Parce que lui comme moi savons que ces regards que j’ai eu envers ce garçon ont leur importance. Et bien que ce soit mort de chez mort lorsque j’apprends qu’il a un mec et qu’il vit avec depuis deux ans, il est rassurant de constater que j’arrive encore à m’intéresser à un garçon. A un seul.

« Rédhibitoire. » C’est un mot que j’ai appris à Isabel l’autre soir. Jeune Allemande aux traits furtadiens qui buvait elle aussi mes paroles entre ses fines lèvres. « Rédhibitoire c’est une chose sur laquelle tu ne peux pas passer outre. Comme la gourmette ou les chaussettes pendant l’amour. » La Chandler attitude qui te rend coupable un poireau sur le sourire du Prince Charmant. L’intransigeance ne fera jamais bon mariage avec l’amour.

Il avait l’air sain lorsque j’y repense. Lorsque j’y repense il avait l’air de ces garçons qui n’ont pas le même parfum que moi. Pas ce parfum de la centaine d’amants qui ont laissé sur ma peau ce nectar repoussant. Car sur le coup je n’ai pensé à rien ; j’ai juste écouté. Je n’ai pas cherché à impressionner, je n’ai pas cherché à réguler mon naturel, j’ai juste été en ce 21 juin. J’étais là en dehors du temps, de la nuit la plus courte et de la musique frénétique. Juste été avec quelqu’un, même si c’était pour de faux.
Et c’est qui m’a manqué pendant des années, être deux, même si on ne l’est que dans ma tête. Alors même si ça ne sera pas avec ce garçon, on va quand même essayer, on va essayer d’être heureux à deux.

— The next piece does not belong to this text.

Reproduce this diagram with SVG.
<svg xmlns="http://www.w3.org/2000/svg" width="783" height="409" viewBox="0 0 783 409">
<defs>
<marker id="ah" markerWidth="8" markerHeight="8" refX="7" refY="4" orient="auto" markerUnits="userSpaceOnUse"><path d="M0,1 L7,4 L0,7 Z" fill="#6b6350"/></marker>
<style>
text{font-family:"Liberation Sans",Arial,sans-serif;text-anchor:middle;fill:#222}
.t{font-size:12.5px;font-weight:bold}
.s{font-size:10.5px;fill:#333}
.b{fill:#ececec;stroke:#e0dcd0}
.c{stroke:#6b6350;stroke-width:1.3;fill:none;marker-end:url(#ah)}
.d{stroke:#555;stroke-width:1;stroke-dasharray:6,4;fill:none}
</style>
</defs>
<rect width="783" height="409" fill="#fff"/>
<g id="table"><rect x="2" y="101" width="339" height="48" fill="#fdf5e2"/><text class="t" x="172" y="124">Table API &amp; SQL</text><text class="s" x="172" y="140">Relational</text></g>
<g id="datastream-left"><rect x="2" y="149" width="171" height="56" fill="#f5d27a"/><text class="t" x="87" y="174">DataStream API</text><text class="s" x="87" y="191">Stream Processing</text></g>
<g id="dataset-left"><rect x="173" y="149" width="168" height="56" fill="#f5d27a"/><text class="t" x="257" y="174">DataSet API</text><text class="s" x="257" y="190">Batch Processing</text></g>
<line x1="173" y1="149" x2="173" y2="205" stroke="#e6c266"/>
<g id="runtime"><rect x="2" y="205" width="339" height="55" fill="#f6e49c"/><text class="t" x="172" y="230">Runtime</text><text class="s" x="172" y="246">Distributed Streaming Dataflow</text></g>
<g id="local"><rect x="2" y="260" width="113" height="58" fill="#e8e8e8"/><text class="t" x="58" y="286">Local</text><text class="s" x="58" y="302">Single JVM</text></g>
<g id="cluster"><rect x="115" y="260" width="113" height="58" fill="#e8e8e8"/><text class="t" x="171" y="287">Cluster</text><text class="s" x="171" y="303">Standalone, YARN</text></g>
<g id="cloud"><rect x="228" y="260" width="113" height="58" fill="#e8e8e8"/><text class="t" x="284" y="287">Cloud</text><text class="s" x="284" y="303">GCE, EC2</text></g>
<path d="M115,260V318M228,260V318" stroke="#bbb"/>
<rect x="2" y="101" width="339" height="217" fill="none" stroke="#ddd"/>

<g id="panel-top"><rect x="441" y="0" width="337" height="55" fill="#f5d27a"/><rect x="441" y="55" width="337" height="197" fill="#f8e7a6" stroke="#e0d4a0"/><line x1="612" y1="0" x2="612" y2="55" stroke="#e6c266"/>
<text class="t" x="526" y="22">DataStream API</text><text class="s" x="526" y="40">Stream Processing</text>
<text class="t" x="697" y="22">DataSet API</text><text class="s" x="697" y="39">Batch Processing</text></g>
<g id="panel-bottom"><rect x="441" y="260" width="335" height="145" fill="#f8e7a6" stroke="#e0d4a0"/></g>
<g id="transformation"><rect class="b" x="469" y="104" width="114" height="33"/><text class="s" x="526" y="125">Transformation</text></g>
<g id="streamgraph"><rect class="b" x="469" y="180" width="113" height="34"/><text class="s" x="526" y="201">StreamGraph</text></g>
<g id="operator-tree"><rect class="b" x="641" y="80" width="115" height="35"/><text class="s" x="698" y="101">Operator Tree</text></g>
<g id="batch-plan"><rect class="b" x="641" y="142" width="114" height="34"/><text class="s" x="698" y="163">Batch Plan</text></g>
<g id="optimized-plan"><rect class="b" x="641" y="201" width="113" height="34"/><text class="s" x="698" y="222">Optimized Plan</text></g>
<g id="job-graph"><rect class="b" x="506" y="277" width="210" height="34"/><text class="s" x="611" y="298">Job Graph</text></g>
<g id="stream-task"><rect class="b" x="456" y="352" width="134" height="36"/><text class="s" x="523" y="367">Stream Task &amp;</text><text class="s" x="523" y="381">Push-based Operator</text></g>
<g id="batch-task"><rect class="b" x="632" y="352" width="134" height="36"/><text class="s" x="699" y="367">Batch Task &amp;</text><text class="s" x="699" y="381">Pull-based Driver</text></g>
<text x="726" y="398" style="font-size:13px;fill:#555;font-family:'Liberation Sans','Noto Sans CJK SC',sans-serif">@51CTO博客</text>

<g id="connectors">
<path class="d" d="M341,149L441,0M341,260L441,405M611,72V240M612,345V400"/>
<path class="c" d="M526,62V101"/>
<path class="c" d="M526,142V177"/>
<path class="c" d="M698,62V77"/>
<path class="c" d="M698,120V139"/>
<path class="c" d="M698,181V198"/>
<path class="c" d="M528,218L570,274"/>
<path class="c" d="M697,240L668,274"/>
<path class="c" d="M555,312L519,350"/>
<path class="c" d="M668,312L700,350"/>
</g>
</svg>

Car tout seul je sais déjà faire.

Droit aux Buttes

J’aime croire que mon premier souvenir date des Buttes Chaumont.

Printemps 81, on assassine Reagan et Jean-Paul II mais ma mère décide de me sauver. Sa gynéco lui avait dit que je serai 21, que je serai mal en point, que je serai mongolien. Sa gynéco a eu tort et je suis venu fort. Je suis venu victoire et Victoire aurait été mon nom si je n’avais pas été garçon.
Sa gynéco est ma marraine.
Il y a des choses qui ne s’expliquent pas.

Printemps 81, mon grand-père filme ma mère. Et sur les bandes délavées les couleurs ont bien palis. Mais le sourire est radieux sous les cheveux roux, les branches des arbres sont évanescentes mais la joie palpable ; je suis dans son ventre, son ventre énorme qui lui cache les pieds. Aucune ombre au film.

Eté 08, je ne me sens pas bien, une angine à la con me fait tourner en rond. Je ressasse des pensées et reste à ruminer. La vache je suis drogué. Des heures à chatter, des heures intoxiquées à perdre mon temps, à le perdre vraiment. J’essaie de me dire que ce vide me restera : comme une force, comme un trait, comme une possibilité contre l’ennui. Et pourtant aujourd’hui je reste là sans rien faire. Ce texte pour témoigner, c’est peut-être assez.

Eté 08, je me rends Buttes Chaumont. Une évidence des jours trop cons. Une évidence de se rendre là si on considère mon avant-moi. Si ses promenades enlacées sont lovées comme j’étais bébé. Dans son ventre, ventre. Bercé, bercé.

Et soudain la pluie.
Et soudain avenue Michal, je m’aperçois qu’il est bien là, que je l’écoute comme je le sens et Elodie me chante doucement « Viens jusqu’à moi ». Mon iPod est bien ironique et le sourire attendu arrive. Là. Lentement. Sur mes lèvres, pendant longtemps.

Puisque le temps est subjectif, perdre son temps c’est p’têt’ un kif.